• Short task: Set down the listing below verbatim, but only from its first line through the line containing "plt.rcParams['font.family'] = ['Noto".

• Material:
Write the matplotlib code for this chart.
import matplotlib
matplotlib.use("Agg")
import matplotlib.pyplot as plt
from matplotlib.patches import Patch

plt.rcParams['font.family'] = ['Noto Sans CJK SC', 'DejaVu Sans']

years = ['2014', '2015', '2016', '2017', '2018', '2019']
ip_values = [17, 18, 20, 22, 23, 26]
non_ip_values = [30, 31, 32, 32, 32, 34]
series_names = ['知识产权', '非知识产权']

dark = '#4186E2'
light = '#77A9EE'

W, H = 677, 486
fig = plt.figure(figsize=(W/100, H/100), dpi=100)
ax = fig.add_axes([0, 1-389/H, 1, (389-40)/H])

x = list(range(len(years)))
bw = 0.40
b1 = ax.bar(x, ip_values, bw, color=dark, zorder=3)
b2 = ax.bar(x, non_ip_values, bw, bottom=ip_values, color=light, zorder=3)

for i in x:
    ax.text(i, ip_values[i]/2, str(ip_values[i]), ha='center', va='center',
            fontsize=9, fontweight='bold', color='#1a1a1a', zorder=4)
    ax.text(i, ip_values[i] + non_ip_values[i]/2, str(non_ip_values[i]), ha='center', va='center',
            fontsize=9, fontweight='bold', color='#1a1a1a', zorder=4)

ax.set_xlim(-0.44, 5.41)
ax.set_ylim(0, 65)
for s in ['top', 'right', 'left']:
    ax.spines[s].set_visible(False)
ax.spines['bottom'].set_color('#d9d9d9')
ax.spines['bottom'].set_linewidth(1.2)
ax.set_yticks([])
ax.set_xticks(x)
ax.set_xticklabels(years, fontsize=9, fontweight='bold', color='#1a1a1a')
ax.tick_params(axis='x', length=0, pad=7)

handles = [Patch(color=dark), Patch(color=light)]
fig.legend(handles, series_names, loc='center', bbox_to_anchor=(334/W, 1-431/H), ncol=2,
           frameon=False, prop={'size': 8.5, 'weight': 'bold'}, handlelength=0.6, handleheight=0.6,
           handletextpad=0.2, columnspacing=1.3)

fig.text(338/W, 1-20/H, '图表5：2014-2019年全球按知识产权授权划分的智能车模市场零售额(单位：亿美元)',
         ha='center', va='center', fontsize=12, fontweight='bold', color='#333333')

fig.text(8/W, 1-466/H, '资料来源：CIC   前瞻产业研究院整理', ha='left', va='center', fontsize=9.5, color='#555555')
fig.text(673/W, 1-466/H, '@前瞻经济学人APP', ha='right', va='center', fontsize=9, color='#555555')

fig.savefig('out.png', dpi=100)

• Written reply:
Write the matplotlib code for this chart.
import matplotlib
matplotlib.use("Agg")
import matplotlib.pyplot as plt
from matplotlib.patches import Patch

plt.rcParams['font.family'] = ['Noto Sans CJK SC', 'DejaVu Sans']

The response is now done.